#### [Exercise]
Beneath this line sits some data. Return only its lines from the one holding "Rebuild this chart" through the one holding "239200, 265800, 285700]", inclusive, exactly, with the images removed.

....................

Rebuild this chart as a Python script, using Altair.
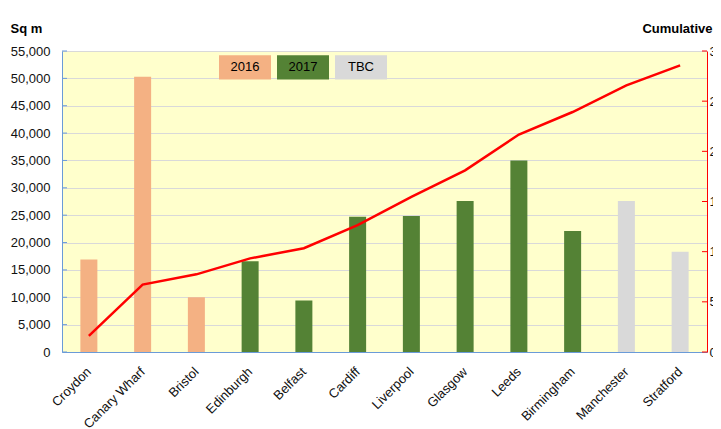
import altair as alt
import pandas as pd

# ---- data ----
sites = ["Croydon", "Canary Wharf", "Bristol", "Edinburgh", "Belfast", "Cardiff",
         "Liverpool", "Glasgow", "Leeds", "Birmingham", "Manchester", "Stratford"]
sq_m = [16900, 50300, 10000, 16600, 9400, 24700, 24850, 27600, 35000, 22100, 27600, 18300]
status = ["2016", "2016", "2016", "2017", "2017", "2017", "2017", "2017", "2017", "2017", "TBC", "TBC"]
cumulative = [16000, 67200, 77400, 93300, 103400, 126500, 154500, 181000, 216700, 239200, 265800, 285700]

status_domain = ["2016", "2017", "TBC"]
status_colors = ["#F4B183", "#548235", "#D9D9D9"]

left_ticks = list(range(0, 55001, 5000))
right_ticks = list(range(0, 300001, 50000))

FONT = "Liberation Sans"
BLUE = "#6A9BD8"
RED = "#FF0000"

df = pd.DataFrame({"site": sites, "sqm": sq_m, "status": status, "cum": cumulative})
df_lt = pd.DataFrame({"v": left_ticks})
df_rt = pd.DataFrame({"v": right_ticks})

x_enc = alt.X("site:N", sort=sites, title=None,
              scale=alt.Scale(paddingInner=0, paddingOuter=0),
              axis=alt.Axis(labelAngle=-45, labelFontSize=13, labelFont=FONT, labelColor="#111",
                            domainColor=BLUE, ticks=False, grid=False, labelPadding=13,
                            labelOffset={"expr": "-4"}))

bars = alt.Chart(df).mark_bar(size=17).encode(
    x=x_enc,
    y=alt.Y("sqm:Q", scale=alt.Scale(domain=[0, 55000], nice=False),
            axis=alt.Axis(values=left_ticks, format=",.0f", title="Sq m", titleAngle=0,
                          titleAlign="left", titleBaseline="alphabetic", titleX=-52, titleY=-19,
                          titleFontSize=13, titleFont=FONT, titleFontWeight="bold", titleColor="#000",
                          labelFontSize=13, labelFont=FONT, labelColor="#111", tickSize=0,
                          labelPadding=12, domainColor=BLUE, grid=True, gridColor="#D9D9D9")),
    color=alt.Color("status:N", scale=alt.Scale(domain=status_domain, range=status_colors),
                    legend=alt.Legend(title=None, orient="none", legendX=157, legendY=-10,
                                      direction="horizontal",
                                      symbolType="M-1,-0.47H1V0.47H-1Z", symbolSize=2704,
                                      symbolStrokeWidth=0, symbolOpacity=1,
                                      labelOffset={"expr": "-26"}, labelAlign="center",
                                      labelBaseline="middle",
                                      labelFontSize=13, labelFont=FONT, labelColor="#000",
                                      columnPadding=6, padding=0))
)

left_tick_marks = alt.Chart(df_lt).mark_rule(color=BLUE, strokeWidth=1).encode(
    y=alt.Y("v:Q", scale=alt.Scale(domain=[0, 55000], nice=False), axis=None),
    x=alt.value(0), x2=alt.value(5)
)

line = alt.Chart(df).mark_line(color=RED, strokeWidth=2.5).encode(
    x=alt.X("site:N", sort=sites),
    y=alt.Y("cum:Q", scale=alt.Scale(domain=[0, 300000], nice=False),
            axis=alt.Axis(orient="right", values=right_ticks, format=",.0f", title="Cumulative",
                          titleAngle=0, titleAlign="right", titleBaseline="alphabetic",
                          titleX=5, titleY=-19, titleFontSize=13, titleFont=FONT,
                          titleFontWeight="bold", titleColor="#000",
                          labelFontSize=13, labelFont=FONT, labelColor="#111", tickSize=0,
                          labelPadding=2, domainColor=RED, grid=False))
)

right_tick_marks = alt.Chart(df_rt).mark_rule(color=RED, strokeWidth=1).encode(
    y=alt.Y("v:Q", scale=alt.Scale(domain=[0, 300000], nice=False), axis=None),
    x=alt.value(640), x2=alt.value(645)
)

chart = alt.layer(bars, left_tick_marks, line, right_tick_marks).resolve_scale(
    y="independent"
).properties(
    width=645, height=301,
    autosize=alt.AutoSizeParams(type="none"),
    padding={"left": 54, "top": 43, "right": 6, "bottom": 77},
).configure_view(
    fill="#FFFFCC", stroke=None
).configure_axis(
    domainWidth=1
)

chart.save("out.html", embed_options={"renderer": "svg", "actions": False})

....................

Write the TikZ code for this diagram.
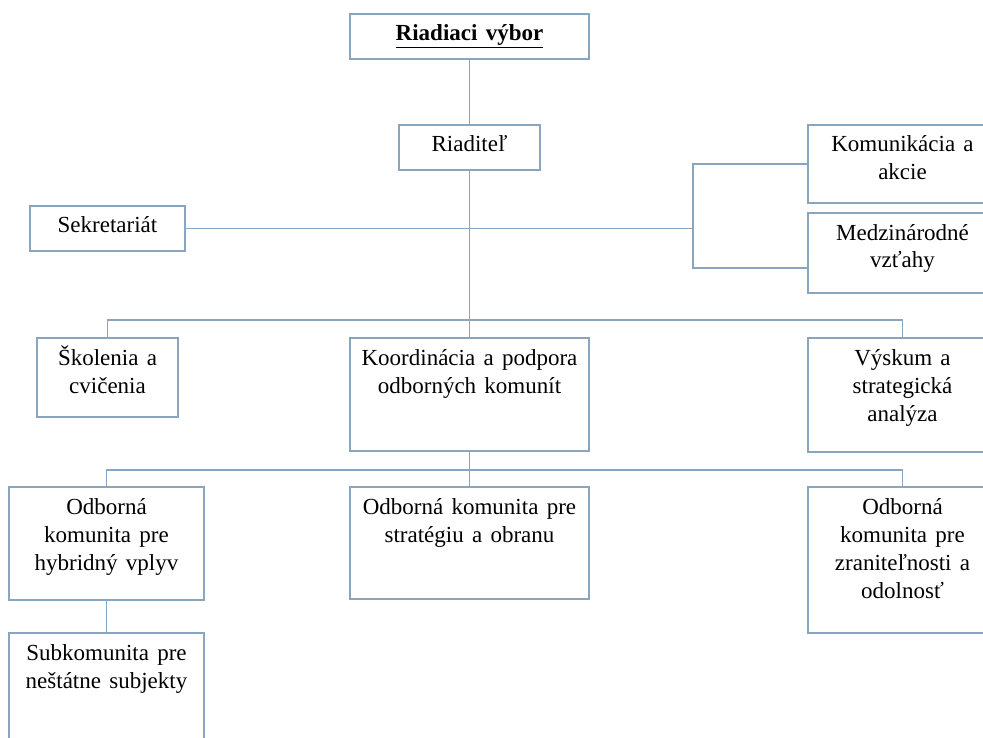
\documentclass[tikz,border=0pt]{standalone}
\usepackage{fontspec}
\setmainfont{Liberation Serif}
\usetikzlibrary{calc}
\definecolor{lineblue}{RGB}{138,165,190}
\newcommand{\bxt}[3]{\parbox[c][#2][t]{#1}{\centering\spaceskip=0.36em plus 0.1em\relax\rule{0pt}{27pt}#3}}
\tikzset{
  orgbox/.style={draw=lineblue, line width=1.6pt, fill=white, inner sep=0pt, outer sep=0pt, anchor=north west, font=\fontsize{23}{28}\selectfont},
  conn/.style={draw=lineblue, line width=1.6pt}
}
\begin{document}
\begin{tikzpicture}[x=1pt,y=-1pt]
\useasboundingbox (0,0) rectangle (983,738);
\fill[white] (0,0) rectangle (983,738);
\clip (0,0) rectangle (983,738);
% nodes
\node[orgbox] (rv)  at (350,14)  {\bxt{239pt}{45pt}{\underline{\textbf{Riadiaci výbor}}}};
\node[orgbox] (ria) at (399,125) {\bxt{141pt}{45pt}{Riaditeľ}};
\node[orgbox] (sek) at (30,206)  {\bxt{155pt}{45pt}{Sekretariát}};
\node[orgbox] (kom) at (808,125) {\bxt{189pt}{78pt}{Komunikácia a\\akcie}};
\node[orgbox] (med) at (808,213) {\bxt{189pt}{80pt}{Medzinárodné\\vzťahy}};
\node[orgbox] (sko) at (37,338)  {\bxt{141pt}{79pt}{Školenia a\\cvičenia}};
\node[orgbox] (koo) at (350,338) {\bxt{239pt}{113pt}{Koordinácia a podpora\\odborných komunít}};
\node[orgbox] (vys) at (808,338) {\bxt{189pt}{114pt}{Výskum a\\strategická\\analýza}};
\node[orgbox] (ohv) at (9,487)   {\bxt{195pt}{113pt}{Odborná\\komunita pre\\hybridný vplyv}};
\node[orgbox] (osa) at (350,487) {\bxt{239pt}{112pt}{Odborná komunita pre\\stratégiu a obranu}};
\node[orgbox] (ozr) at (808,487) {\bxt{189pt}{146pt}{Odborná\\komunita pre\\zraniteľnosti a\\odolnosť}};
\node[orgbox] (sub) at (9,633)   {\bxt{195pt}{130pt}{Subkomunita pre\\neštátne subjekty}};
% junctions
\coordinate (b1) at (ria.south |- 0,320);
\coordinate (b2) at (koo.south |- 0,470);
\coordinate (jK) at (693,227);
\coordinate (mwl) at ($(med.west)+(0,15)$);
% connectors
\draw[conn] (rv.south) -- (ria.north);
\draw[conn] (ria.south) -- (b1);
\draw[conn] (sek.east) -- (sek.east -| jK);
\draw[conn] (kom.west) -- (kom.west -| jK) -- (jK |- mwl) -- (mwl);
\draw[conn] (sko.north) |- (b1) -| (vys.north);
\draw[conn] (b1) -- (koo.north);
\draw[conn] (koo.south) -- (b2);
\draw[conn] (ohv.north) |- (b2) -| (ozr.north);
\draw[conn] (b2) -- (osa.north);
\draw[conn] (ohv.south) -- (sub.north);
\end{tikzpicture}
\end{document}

....................

#### [Exercise solution]
Rebuild this chart as a Python script, using Altair.
import altair as alt
import pandas as pd

# ---- data ----
sites = ["Croydon", "Canary Wharf", "Bristol", "Edinburgh", "Belfast", "Cardiff",
         "Liverpool", "Glasgow", "Leeds", "Birmingham", "Manchester", "Stratford"]
sq_m = [16900, 50300, 10000, 16600, 9400, 24700, 24850, 27600, 35000, 22100, 27600, 18300]
status = ["2016", "2016", "2016", "2017", "2017", "2017", "2017", "2017", "2017", "2017", "TBC", "TBC"]
cumulative = [16000, 67200, 77400, 93300, 103400, 126500, 154500, 181000, 216700, 239200, 265800, 285700]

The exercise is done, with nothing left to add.